>> Start INPUT ROWS
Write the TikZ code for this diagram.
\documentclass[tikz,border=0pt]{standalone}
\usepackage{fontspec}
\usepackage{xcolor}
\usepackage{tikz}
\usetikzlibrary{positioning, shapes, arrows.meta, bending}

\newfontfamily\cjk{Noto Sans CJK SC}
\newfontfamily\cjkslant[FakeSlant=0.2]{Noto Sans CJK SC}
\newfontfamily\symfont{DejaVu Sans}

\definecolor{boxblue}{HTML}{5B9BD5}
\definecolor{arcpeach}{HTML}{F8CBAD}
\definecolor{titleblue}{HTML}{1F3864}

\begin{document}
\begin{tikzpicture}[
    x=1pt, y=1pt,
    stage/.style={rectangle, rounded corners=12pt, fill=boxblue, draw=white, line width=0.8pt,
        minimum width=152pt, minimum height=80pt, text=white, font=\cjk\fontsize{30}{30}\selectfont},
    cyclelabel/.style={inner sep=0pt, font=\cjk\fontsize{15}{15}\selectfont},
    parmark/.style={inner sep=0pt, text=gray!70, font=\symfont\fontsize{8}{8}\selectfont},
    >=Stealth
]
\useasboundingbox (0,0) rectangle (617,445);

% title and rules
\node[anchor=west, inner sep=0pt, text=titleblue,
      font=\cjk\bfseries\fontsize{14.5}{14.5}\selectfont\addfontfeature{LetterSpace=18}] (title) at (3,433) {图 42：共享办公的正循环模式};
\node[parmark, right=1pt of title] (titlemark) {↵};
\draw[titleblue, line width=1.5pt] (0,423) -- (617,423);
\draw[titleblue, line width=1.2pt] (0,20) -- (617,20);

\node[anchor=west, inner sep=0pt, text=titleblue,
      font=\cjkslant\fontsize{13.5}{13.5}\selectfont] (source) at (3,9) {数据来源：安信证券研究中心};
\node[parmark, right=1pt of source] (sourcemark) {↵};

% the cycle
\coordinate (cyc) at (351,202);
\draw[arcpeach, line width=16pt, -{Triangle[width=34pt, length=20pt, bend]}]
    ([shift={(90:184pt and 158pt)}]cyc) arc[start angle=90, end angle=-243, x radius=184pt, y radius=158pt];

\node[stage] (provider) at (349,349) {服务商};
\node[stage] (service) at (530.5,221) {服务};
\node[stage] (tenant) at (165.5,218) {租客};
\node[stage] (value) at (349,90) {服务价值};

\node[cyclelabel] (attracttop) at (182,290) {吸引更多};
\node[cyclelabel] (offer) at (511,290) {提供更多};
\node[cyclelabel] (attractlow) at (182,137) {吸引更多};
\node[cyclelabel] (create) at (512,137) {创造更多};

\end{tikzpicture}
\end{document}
>> End INPUT ROWS
>> Start INPUT ROWS
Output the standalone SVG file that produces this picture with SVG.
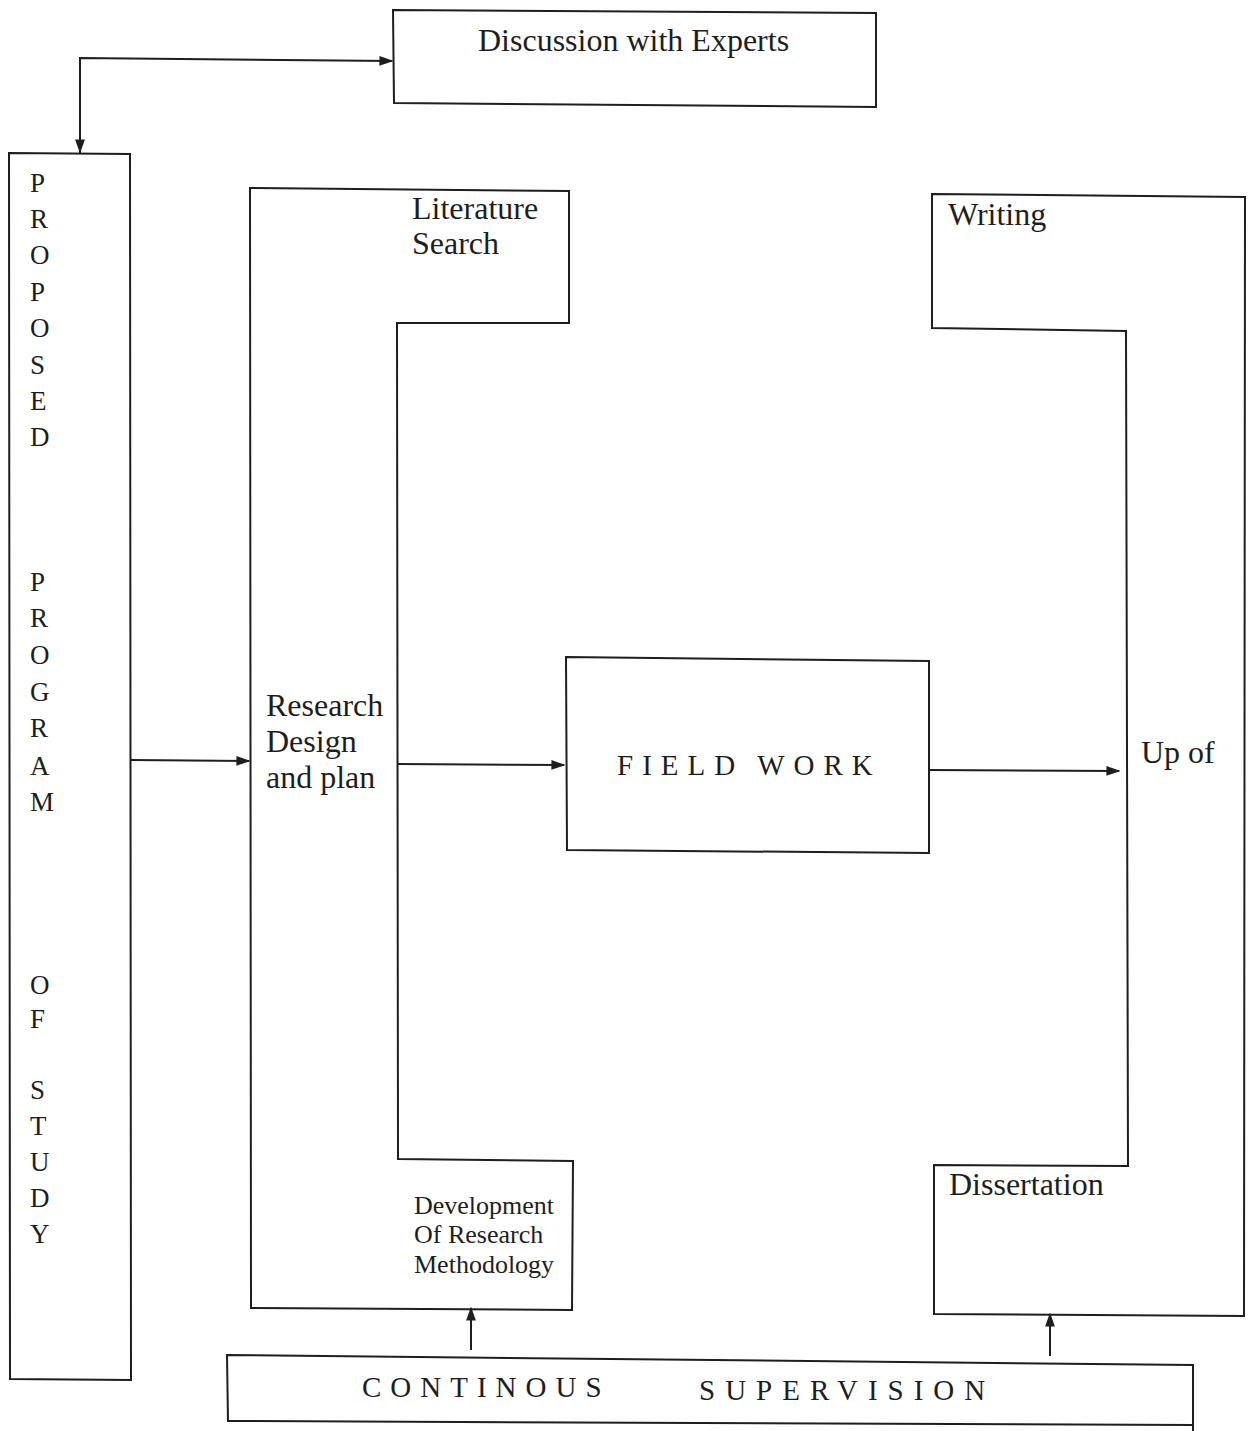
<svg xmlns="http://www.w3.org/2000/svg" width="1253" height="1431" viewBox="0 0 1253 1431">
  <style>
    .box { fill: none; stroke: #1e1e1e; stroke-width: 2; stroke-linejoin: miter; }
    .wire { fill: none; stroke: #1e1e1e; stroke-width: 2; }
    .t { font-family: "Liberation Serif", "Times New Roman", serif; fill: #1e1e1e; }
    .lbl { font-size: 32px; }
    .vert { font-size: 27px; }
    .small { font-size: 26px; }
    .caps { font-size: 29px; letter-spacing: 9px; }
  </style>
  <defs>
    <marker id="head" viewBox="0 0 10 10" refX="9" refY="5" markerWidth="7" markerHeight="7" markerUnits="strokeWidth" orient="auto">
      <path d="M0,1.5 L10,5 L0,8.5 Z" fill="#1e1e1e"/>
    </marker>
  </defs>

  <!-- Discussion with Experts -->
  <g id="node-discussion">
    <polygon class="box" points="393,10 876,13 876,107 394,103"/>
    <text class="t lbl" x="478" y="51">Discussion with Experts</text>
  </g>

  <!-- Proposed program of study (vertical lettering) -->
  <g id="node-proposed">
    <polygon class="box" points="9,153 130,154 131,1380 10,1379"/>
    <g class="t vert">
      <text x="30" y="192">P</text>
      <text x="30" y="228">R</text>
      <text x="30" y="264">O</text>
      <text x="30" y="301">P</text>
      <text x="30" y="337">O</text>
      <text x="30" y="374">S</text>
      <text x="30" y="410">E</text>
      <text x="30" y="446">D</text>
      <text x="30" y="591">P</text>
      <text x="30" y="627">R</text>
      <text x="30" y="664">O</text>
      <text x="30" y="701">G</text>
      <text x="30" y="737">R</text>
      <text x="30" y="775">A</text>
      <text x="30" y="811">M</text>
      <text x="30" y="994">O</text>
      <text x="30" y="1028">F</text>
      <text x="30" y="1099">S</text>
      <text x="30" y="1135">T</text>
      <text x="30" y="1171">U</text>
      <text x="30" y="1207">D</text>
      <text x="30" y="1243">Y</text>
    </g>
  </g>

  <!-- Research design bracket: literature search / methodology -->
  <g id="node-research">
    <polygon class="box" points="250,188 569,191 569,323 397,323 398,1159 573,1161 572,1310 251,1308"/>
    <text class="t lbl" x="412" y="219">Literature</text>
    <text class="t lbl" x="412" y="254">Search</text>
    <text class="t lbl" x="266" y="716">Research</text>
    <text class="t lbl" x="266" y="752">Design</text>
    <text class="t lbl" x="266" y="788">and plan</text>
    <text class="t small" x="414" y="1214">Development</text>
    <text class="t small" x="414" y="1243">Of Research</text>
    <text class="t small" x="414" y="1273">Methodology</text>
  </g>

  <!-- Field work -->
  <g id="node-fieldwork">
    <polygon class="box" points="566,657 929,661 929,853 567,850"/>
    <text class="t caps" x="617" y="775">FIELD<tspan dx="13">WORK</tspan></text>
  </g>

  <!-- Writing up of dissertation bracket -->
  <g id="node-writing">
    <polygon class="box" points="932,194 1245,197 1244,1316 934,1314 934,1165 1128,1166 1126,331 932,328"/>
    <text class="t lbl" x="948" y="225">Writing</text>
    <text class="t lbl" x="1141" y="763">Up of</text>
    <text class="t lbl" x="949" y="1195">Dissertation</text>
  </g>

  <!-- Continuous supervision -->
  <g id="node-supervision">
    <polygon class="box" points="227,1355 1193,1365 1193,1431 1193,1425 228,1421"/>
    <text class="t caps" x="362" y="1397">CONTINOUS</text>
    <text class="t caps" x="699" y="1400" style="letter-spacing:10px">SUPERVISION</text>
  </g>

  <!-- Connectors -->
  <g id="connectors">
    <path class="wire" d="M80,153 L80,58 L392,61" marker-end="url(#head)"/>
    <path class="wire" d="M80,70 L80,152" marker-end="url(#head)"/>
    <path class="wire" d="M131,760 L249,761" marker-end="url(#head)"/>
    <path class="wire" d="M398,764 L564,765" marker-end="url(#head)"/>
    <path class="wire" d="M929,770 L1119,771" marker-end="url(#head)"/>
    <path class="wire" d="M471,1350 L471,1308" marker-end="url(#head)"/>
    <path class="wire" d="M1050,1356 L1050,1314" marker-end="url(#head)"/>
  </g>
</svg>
>> End INPUT ROWS
List the lines of the entries that include "this".

Write the TikZ code for this diagram.
Output the standalone SVG file that produces this picture with SVG.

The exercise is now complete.